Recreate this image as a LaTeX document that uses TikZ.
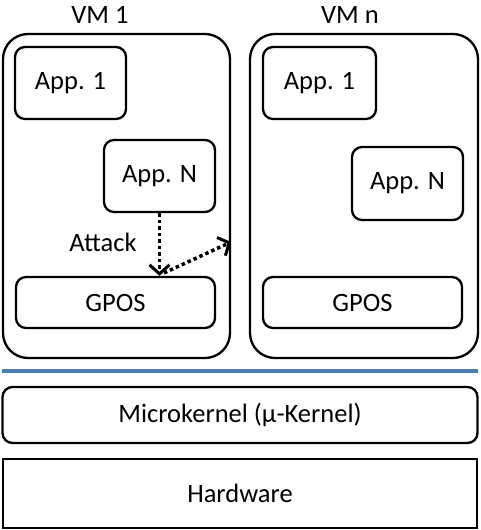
\documentclass[tikz,border=0pt]{standalone}
\usepackage{fontspec}
\setmainfont{Carlito}
\usetikzlibrary{arrows.meta}
\definecolor{lineblue}{RGB}{74,126,187}
\tikzset{
  vmbox/.style={draw, line width=2.3pt, rounded corners=25pt, inner sep=0pt},
  appbox/.style={draw, line width=2.3pt, rounded corners=10pt, inner sep=0pt, font=\fontsize{26.5}{31}\selectfont},
  layerbox/.style={draw, line width=2.3pt, inner sep=0pt, font=\fontsize{26.5}{31}\selectfont},
  lbl/.style={inner sep=0pt, font=\fontsize{26.5}{31}\selectfont},
  attackarrow/.style={line width=3.5pt, dash pattern=on 3.5pt off 3pt, -{Straight Barb[length=9pt,width=20pt,line width=3pt]}}
}
\begin{document}
\begin{tikzpicture}[x=1pt,y=-1pt]
\useasboundingbox (0,0) rectangle (480,530);
% VM containers
\node[vmbox, minimum width=227pt, minimum height=324pt] (vm1) at (116.5,196) {};
\node[vmbox, minimum width=228pt, minimum height=324pt] (vmn) at (364,196) {};
\node[lbl] (vm1lbl) at (100,15) {VM 1};
\node[lbl] (vmnlbl) at (350,15) {VM n};
% VM 1 contents
\node[appbox, minimum width=111pt, minimum height=72pt] (app1a) at (70.5,83) {App. 1};
\node[appbox, minimum width=111pt, minimum height=72pt] (appNa) at (159.5,176) {App. N};
\node[appbox, minimum width=199pt, minimum height=51pt] (gposa) at (115.5,302.5) {GPOS};
% VM n contents
\node[appbox, minimum width=113pt, minimum height=72pt] (app1b) at (319.5,83) {App. 1};
\node[appbox, minimum width=111pt, minimum height=73pt] (appNb) at (407.5,183.5) {App. N};
\node[appbox, minimum width=199pt, minimum height=51pt] (gposb) at (362.5,302.5) {GPOS};
% attack
\node[lbl] (attack) at (103,242) {Attack};
\draw[attackarrow] (appNa.south) -- (appNa.south |- gposa.north);
\coordinate (escape) at (vm1.east |- 0,242);
\coordinate (start2) at (164,273);
\draw[attackarrow] (start2) -- (escape);
% blue separator
\coordinate (sepL) at (2,371);
\coordinate (sepR) at (478,371);
\draw[lineblue, line width=4pt] (sepL) -- (sepR);
% layers
\node[appbox, minimum width=475pt, minimum height=56pt] (ukernel) at (240,415) {Microkernel (μ-Kernel)};
\node[layerbox, minimum width=474pt, minimum height=69pt] (hw) at (240,493.5) {Hardware};
\end{tikzpicture}
\end{document}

Stated task:
Transcribe the whole listing exactly. Pictures stay out of your copy.

Response to the task:
Recreate this image as a LaTeX document that uses TikZ.
\documentclass[tikz,border=0pt]{standalone}
\usepackage{fontspec}
\setmainfont{Carlito}
\usetikzlibrary{arrows.meta}
\definecolor{lineblue}{RGB}{74,126,187}
\tikzset{
  vmbox/.style={draw, line width=2.3pt, rounded corners=25pt, inner sep=0pt},
  appbox/.style={draw, line width=2.3pt, rounded corners=10pt, inner sep=0pt, font=\fontsize{26.5}{31}\selectfont},
  layerbox/.style={draw, line width=2.3pt, inner sep=0pt, font=\fontsize{26.5}{31}\selectfont},
  lbl/.style={inner sep=0pt, font=\fontsize{26.5}{31}\selectfont},
  attackarrow/.style={line width=3.5pt, dash pattern=on 3.5pt off 3pt, -{Straight Barb[length=9pt,width=20pt,line width=3pt]}}
}
\begin{document}
\begin{tikzpicture}[x=1pt,y=-1pt]
\useasboundingbox (0,0) rectangle (480,530);
% VM containers
\node[vmbox, minimum width=227pt, minimum height=324pt] (vm1) at (116.5,196) {};
\node[vmbox, minimum width=228pt, minimum height=324pt] (vmn) at (364,196) {};
\node[lbl] (vm1lbl) at (100,15) {VM 1};
\node[lbl] (vmnlbl) at (350,15) {VM n};
% VM 1 contents
\node[appbox, minimum width=111pt, minimum height=72pt] (app1a) at (70.5,83) {App. 1};
\node[appbox, minimum width=111pt, minimum height=72pt] (appNa) at (159.5,176) {App. N};
\node[appbox, minimum width=199pt, minimum height=51pt] (gposa) at (115.5,302.5) {GPOS};
% VM n contents
\node[appbox, minimum width=113pt, minimum height=72pt] (app1b) at (319.5,83) {App. 1};
\node[appbox, minimum width=111pt, minimum height=73pt] (appNb) at (407.5,183.5) {App. N};
\node[appbox, minimum width=199pt, minimum height=51pt] (gposb) at (362.5,302.5) {GPOS};
% attack
\node[lbl] (attack) at (103,242) {Attack};
\draw[attackarrow] (appNa.south) -- (appNa.south |- gposa.north);
\coordinate (escape) at (vm1.east |- 0,242);
\coordinate (start2) at (164,273);
\draw[attackarrow] (start2) -- (escape);
% blue separator
\coordinate (sepL) at (2,371);
\coordinate (sepR) at (478,371);
\draw[lineblue, line width=4pt] (sepL) -- (sepR);
% layers
\node[appbox, minimum width=475pt, minimum height=56pt] (ukernel) at (240,415) {Microkernel (μ-Kernel)};
\node[layerbox, minimum width=474pt, minimum height=69pt] (hw) at (240,493.5) {Hardware};
\end{tikzpicture}
\end{document}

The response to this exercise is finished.